Riyadh, Saudi Arabia – On Oct. 7 Saudi Arabia's religious police arrested a Colombian soccer player in a shopping mall in the capital because it had a tattoo with the face of Christ on his arm. Juan Pablo Pino, 24, who plays in the An-Nasr (victory) team was wearing a sleeveless shirt while walking with his young pregnant wife in a shopping mall in Riyadh.
The tattoo on his left shoulder led to the insults of some local Muslims, and the incident attracted the attention of the so-called "police for the Promotion of Virtue and Prevention of Vice," who stopped the couple. According to local newspapers, the agents "put the player and his wife in a car and took them to the police station." Soon after, they contacted the leaders of the football club. "Pino and his wife were handed over to them" .

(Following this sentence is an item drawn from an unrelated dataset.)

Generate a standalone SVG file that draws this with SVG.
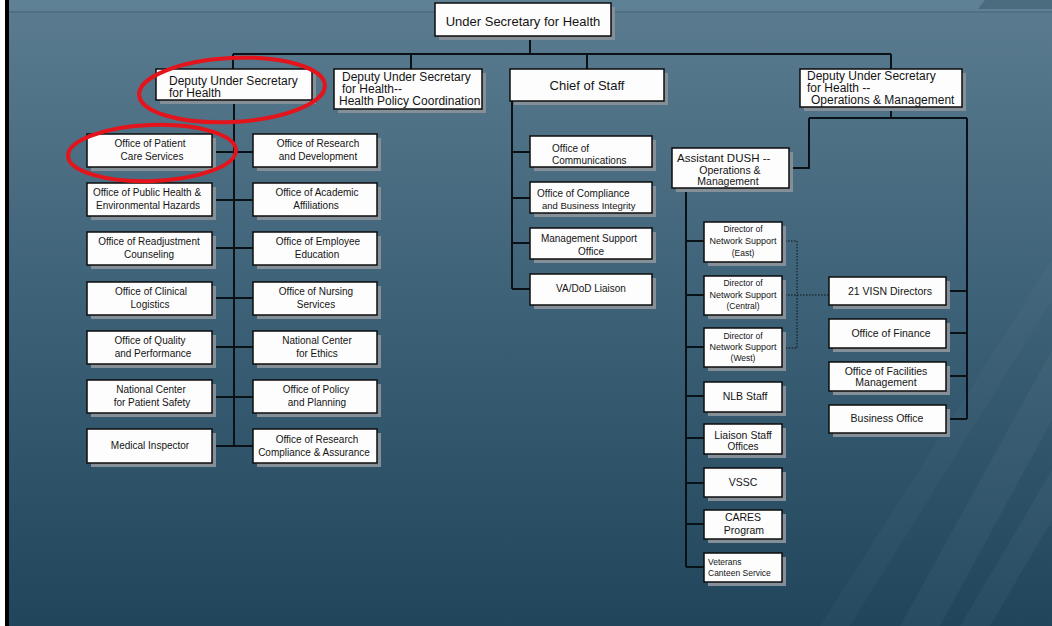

Immediately afterwards the football club released a statement, attributed to the player, where Juan Pablo Pino expressed his "deep sadness" over the incident and certified that it was not his intention to violate the laws of the country. The communiqué adds that the player was in the mall "to buy Muslim clothes for his wife, so that she can go out in public dressed in a respectful manner." The player's wife, however, according to a report in the newspaper "As-Sharq" is distressed, and she and her husband would want them to leave Saudi Arabia. The newspaper said that the club has asked the coach, the Argentine Gustavo Costas, and Juan Pablo Pino, trying to convince her to change her mind.
In September El Comercio, a newspaper in Lima, published an interview with Gustavo Costas about his new life (previously he coached the team Alianza Lim). In Lima he made the sign of the cross before every game, and wore a rosary around his neck. "Now I can not do this in public, I do it in the locker room. If I made the sign of the cross, they would kill me, stone me, "said Costas. Last year, the Romanian player Mirel Radoi, from the club Al-Hilal (the crescent) kissed the cross tattoo on his arm after scoring a goal. The episode scandalised Muslims.